Freunde sind rar bei unseren Kindern. Sie werden geschnitten, gehänselt, verstoßen. Ihr Heimkinder, Zigeuner. Ihr habt ja gar keine „richtigen“ Eltern! Kindergeburtstage ohne Kinder. Einladungen doch niemand kommt. Keiner sagt ab. Aussage des Rektors der Grundschule: „Da haben Sie sich was ins Haus geholt, die lügen und klauen alle, das ist genetisch bedingt. Flucht. Wir besorgen uns eine Dienstwohnung in München für die Wochenenden. Endlich wieder Luft. Abtauchen in die Anonymität. Max ist mittlerweile wieder bei uns. Die Kinder lernen Weltoffenheit kennen, spielen mit griechischen und afrikanischen Kindern im Hirschgarten.
Die nächste harmonische Phase: Der selbe Kreislauf. Harmonie - mehr Vertrauen - Kontrollen lockern - Chaos. Und was für eins!
Max wurde vom Kaufhausdetektiv beim Klauen geschnappt. Er besucht mittlerweile die Realschule.

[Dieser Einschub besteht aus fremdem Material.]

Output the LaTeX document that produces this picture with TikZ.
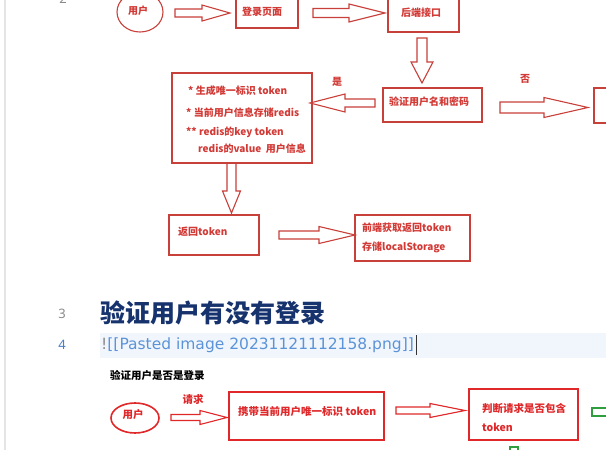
\documentclass[tikz,border=0pt]{standalone}
\usepackage{fontspec}
\setmainfont{Noto Sans}
\newfontfamily\cjk{Noto Sans CJK SC}
\newfontfamily\editorfont{DejaVu Sans}
\definecolor{topred}{HTML}{C8403A}
\definecolor{toptext}{HTML}{D23A36}
\definecolor{botred}{HTML}{E0282A}
\definecolor{flowgreen}{HTML}{2E9E3E}
\definecolor{navy}{HTML}{17336E}
\definecolor{linkblue}{HTML}{5B93D8}
\definecolor{rowhl}{HTML}{F1F6FC}
\definecolor{gutter}{HTML}{E4E4E4}
\definecolor{lnum}{HTML}{8A8A8A}
\definecolor{lnumact}{HTML}{4A7FC4}

% horizontal block arrow: start x, head base x, tip x, centre y, shaft half height, head half height
\newcommand{\harrow}[7][topred]{%
  \draw[#1, line width=1.1, line join=miter]
    (#2,#5-#6) -- (#3,#5-#6) -- (#3,#5-#7) -- (#4,#5) -- (#3,#5+#7)
    -- (#3,#5+#6) -- (#2,#5+#6) -- cycle;}
% vertical block arrow: centre x, start y, head base y, tip y, shaft half width, head half width
\newcommand{\varrow}[7][topred]{%
  \draw[#1, line width=1.1, line join=miter]
    (#2-#6,#3) -- (#2-#6,#4) -- (#2-#7,#4) -- (#2,#5) -- (#2+#7,#4)
    -- (#2+#6,#4) -- (#2+#6,#3) -- cycle;}

\begin{document}
\begin{tikzpicture}[x=1pt, y=-1pt,
  topbox/.style={draw=topred, line width=1.1, inner sep=0, fill=none},
  botbox/.style={draw=botred, line width=2, inner sep=0},
  toplabel/.style={inner sep=0, text=toptext, font=\cjk\bfseries\fontsize{10}{12}\selectfont},
  botlabel/.style={inner sep=0, text=botred, font=\cjk\bfseries\fontsize{10.5}{13}\selectfont},
  linenum/.style={inner sep=0, font=\fontsize{13}{15}\selectfont},
]
\useasboundingbox (0,0) rectangle (606,450);
\clip (0,0) rectangle (606,450);
\fill[white] (0,0) rectangle (606,450);

% editor gutter and line numbers
\draw[gutter, line width=1.5] (5,0) -- (5,450);
\node[linenum, text=lnum, anchor=base] (ln2) at (63,3) {2};
\node[linenum, text=lnum] (ln3) at (62,314) {3};
\node[linenum, text=lnumact] (ln4) at (62,345) {4};

% ---------------- login flow ----------------
\draw[topred, line width=1.1] (140,12) ellipse [x radius=23, y radius=20];
\node[toplabel] (user1) at (138,11) {用户};

\node[topbox, minimum width=62, minimum height=36] (loginpage) at (267,10) {};
\node[toplabel] (loginlbl) at (262,12) {登录页面};

\node[topbox, minimum width=71, minimum height=40] (backend) at (423.5,12) {};
\node[toplabel] (backendlbl) at (421,13) {后端接口};

\node[topbox, minimum width=99, minimum height=34] (verify) at (432.5,105) {};
\node[toplabel, anchor=west] (verifylbl) at (389,102) {验证用户名和密码};

\node[topbox, minimum width=40, minimum height=35] (failbox) at (614,105.5) {};

\node[topbox, minimum width=140, minimum height=90] (tokenbox) at (242,118) {};
\node[toplabel, anchor=west] (t1) at (188,91) {* 生成唯一标识 token};
\node[toplabel, anchor=west] (t2) at (186,113) {* 当前用户信息存储redis};
\node[toplabel, anchor=west] (t3) at (186,132) {** redis的key token};
\node[toplabel, anchor=west] (t4) at (198,149) {redis的value\ \ 用户信息};

\node[topbox, minimum width=90, minimum height=40] (ret) at (214,235) {};
\node[toplabel, anchor=west] (retlbl) at (178,232) {返回token};

\node[topbox, minimum width=115, minimum height=46] (front) at (412.5,238) {};
\node[toplabel, anchor=west] (f1) at (362,228) {前端获取返回token};
\node[toplabel, anchor=west] (f2) at (362,247) {存储localStorage};

\node[toplabel] (yes) at (337,82) {是};
\node[toplabel] (no) at (525,79) {否};

\harrow{175}{202}{230}{13}{4}{8}
\harrow{313}{349}{385}{13}{4.5}{9}
\varrow{422}{38}{62}{83}{5}{11}
\harrow{375}{345}{310}{103}{4}{9}
\harrow{500}{544}{588}{107.5}{5.5}{10}
\varrow{231.5}{163}{191}{213}{4.5}{9}
\harrow{279}{319}{355}{235}{4}{8.5}

% ---------------- heading and embed line ----------------
\node[inner sep=0, anchor=west, text=navy,
      font=\cjk\bfseries\fontsize{25}{30}\selectfont] (heading) at (100,313) {验证用户有没有登录};
\fill[rowhl] (100,333) rectangle (606,358);
\node[inner sep=0, anchor=west, font=\editorfont\fontsize{15.5}{18}\selectfont] (embed) at (101,345)
  {\textcolor{lnum}{!}\textcolor{linkblue}{[[Pasted image 20231121112158.png]]}};
\draw[black!80, line width=0.8] (embed.east) ++(2,-10) -- ++(0,20);

% ---------------- token check flow ----------------
\node[inner sep=0, anchor=west, font=\cjk\bfseries\fontsize{10.5}{13}\selectfont] (title2) at (110,375) {验证用户是否是登录};

\draw[botred, line width=1.6] (135,418) ellipse [x radius=24, y radius=15];
\node[botlabel] (user2) at (133,415) {用户};
\node[botlabel] (req) at (193,399) {请求};

\node[botbox, minimum width=155, minimum height=48] (carry) at (306.5,416) {};
\node[botlabel, anchor=west] (carrylbl) at (238,412) {携带当前用户唯一标识 token};

\node[botbox, minimum width=109, minimum height=51] (judge) at (523.5,414.5) {};
\node[botlabel, anchor=west] (j1) at (482,409) {判断请求是否包含};
\node[botlabel, anchor=west] (j2) at (482,427) {token};

\harrow[botred]{171}{200}{227}{417.5}{3}{7}
\harrow[botred]{396}{430}{465}{410.5}{3.5}{7}

\draw[flowgreen, line width=1.6] (612,408) -- (592,408) -- (592,416) -- (612,416);
\draw[flowgreen, line width=1.6] (510,456) -- (510,447) -- (518,447) -- (518,456);
\end{tikzpicture}
\end{document}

Statt an der Bushaltestelle auf den Bus zu warten ging er klauen. Und Maria erpresste ihn. „Entweder du klaust für mich mit, oder ich verrate dich!“
Der berühmte Boden ist weggezogen. Angst. Was soll werden? Wir schaffen es nicht! Ernsthafte Überlegungen aufzugeben.
Wieder einmal.
Den Stress beenden. Ein ruhiges und beschauliches Leben führen, ohne Kinder. Wir machen weiter.
Wieder einmal.
Es finden sich noch Reserven. Wir finden Erklärungen für sein Verhalten. Absetzung des Ritalins, Stress in der Klasse, Stress mit einem Lehrer, zu wenig Zeit für ihn, zu viel Zeit für Maria. Er wechselt die Schule, besucht nun eine andere Realschule. Maria geht mittlerweile in die achte Klasse der Hauptschule. Sie ist Klassenbeste. Beide fühlen sich wohl in den Schulen. Für uns eine große Erleichterung. Sie haben auch im Dorf Freunde gefunden. Auch Pflegekinder und ein paar andere „Außenseiter“.

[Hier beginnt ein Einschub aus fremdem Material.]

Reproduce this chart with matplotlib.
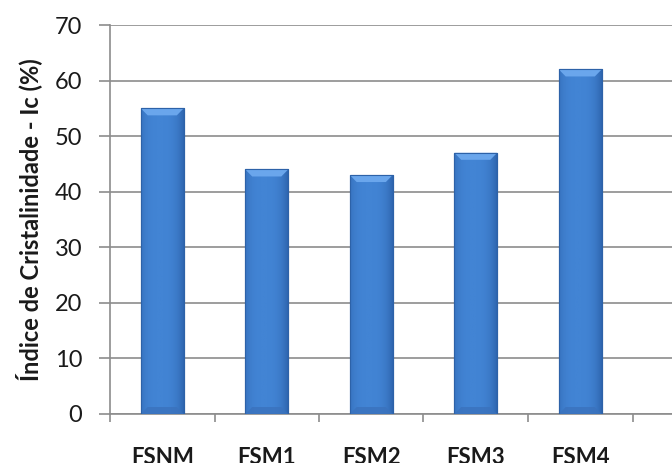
import matplotlib
matplotlib.use("Agg")
import matplotlib.pyplot as plt
import numpy as np
from matplotlib.colors import LinearSegmentedColormap
from matplotlib.patches import Polygon

categories = ["FSNM", "FSM1", "FSM2", "FSM3", "FSM4"]
values = [55, 44, 43, 47, 62]
yticks = [0, 10, 20, 30, 40, 50, 60, 70]

plt.rcParams['font.family'] = ['Lato', 'DejaVu Sans']

fig = plt.figure(figsize=(6.72, 4.63), dpi=100)
ax = fig.add_axes([110/672, (463-414)/463, 1 - 110/672, (414-25)/463])

x = np.arange(len(categories))
bars = ax.bar(x, values, width=0.41, color='#3e7fd0', edgecolor='#2d62a8',
              linewidth=0.8, zorder=3)

# subtle horizontal gradient inside bars
g = np.linspace(0, 1, 64)
shade = 1 - np.clip(np.abs(g - 0.45) / 0.55, 0, 1) ** 3
cmap = LinearSegmentedColormap.from_list('b', ['#2f66b0', '#4284d4'])
yper_px = 70 / (414 - 25)
for b in bars:
    bx, bw, bh = b.get_x(), b.get_width(), b.get_height()
    im = ax.imshow(shade[np.newaxis, :], cmap=cmap, vmin=0, vmax=1,
                   extent=[bx, bx + bw, 0, bh], aspect='auto', zorder=3.5,
                   interpolation='bilinear')
    im.set_clip_path(b)
    bev = 7 * yper_px
    inset = bw * 0.16
    top = Polygon([[bx, bh], [bx + bw, bh], [bx + bw - inset, bh - bev],
                   [bx + inset, bh - bev]], closed=True,
                  facecolor='#6aa6ec', edgecolor='none', zorder=4)
    ax.add_patch(top)
    bot = Polygon([[bx, 0], [bx + bw, 0], [bx + bw - inset, bev],
                   [bx + inset, bev]], closed=True,
                  facecolor='#3a72bd', edgecolor='none', zorder=4, alpha=0.8)
    ax.add_patch(bot)
    ax.add_patch(plt.Rectangle((bx, 0), bw, bh, fill=False,
                               edgecolor='#2d62a8', linewidth=0.8, zorder=4.5))

ax.set_ylim(0, 70)
ax.set_xlim(-0.5, (672 - 110) / 104.5 - 0.5)
ax.set_yticks(yticks)
ax.set_yticklabels([str(v) for v in yticks], fontsize=17, color='#1a1a1a')
ax.grid(axis='y', color='#8c8c8c', linewidth=1.2, zorder=0)
ax.set_axisbelow(True)

ax.set_xticks(np.arange(len(categories) + 1) - 0.5, minor=False)
ax.set_xticklabels([''] * (len(categories) + 1))
ax.set_xticks(x, minor=True)
ax.set_xticklabels(categories, minor=True, fontsize=16, fontweight='bold', color='#1a1a1a')
ax.tick_params(axis='x', which='minor', length=0, pad=24)
ax.tick_params(axis='x', which='major', length=6, width=1.2, color='#8c8c8c', direction='out')
ax.tick_params(axis='y', length=8, width=1.2, color='#8c8c8c', pad=12, direction='out')

for s in ['top', 'right']:
    ax.spines[s].set_visible(False)
for s in ['left', 'bottom']:
    ax.spines[s].set_color('#8c8c8c')
    ax.spines[s].set_linewidth(1.2)

fig.text(29/672, 1 - 220/463, "Índice de Cristalinidade - Ic (%)", rotation=90,
         ha='center', va='center', fontsize=17, fontweight='bold', color='#1a1a1a')

fig.savefig("out.png", dpi=100)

Es bleibt anstrengend. Wir müssen immer auf der Hut sein. Das Misstrauen bleibt. Aber der Graben zwischen Misstrauen und Vertrauen ist nicht mehr so groß. Wir erleben sehr intensive Momente mit den Kindern. Gute Phasen und schlechte Phasen gibt es nicht mehr. Es gibt schöne Momente und nicht schöne Momente. Aber die Gesamtsituation ist zufriedenstellend. Wir sind eine Familie geworden.
Sieben Jahre sind sie jetzt bei uns. Max ist zwölf und Maria vierzehn. Geschwister – lebhaft und wild, hübsch und gepflegt, hilfsbereit und mitfühlend, freundlich und höflich, mit immer mehr Vertrauen und einem Zuhause.